The exercise » Examine the entries and show every line in which the word "this" is found.

Task data »
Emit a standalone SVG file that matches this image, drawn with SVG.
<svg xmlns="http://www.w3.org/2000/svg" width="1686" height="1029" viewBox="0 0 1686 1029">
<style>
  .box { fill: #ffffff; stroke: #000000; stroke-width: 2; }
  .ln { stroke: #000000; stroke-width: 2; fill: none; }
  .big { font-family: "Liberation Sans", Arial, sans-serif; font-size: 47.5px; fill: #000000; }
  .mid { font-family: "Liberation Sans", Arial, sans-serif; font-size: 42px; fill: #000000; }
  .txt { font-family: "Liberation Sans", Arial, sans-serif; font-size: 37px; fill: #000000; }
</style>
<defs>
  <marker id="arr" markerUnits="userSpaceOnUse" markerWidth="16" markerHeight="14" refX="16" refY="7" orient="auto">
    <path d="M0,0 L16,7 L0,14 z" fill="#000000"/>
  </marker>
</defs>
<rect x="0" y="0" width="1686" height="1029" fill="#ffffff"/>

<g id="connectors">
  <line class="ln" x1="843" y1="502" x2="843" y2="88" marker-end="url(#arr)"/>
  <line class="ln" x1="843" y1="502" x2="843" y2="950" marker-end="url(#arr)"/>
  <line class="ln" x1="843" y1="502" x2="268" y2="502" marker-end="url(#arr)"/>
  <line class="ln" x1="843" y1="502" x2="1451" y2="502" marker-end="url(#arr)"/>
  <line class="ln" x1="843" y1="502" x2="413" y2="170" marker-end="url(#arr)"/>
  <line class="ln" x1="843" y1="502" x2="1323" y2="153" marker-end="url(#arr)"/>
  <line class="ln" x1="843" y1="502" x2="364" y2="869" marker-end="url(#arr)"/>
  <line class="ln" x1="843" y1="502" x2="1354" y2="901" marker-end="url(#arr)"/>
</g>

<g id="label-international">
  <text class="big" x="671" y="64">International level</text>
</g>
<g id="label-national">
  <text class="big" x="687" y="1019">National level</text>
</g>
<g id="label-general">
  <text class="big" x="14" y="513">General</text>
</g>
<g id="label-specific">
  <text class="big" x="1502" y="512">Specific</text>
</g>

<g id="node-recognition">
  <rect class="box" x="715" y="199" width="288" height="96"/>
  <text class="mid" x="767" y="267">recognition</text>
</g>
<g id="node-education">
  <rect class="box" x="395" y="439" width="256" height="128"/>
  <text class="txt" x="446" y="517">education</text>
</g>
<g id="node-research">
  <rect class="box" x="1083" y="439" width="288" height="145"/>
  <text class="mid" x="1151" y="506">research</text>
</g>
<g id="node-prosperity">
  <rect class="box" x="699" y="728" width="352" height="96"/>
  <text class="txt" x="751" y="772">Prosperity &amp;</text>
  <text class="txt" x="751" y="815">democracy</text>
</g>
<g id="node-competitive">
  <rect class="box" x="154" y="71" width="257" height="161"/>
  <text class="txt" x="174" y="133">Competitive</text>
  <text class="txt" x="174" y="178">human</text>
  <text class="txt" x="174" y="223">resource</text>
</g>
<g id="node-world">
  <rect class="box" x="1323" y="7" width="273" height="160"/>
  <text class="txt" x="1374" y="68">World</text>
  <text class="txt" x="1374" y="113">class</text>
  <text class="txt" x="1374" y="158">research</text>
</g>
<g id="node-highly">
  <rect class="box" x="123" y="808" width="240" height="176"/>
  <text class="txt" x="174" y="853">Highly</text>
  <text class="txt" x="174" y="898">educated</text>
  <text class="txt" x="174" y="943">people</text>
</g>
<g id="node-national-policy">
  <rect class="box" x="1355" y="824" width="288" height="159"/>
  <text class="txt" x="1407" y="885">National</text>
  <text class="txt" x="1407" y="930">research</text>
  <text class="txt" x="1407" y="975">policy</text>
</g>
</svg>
---
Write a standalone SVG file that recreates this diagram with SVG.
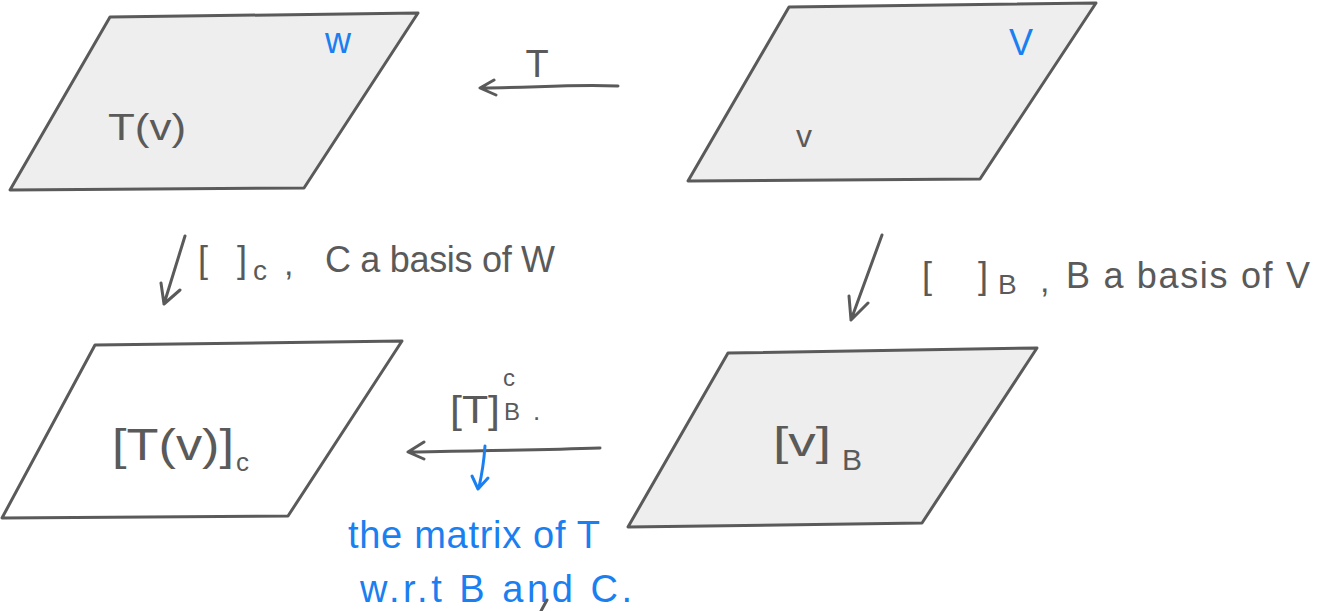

Exercise response »
Emit a standalone SVG file that matches this image, drawn with SVG.
Write a standalone SVG file that recreates this diagram with SVG.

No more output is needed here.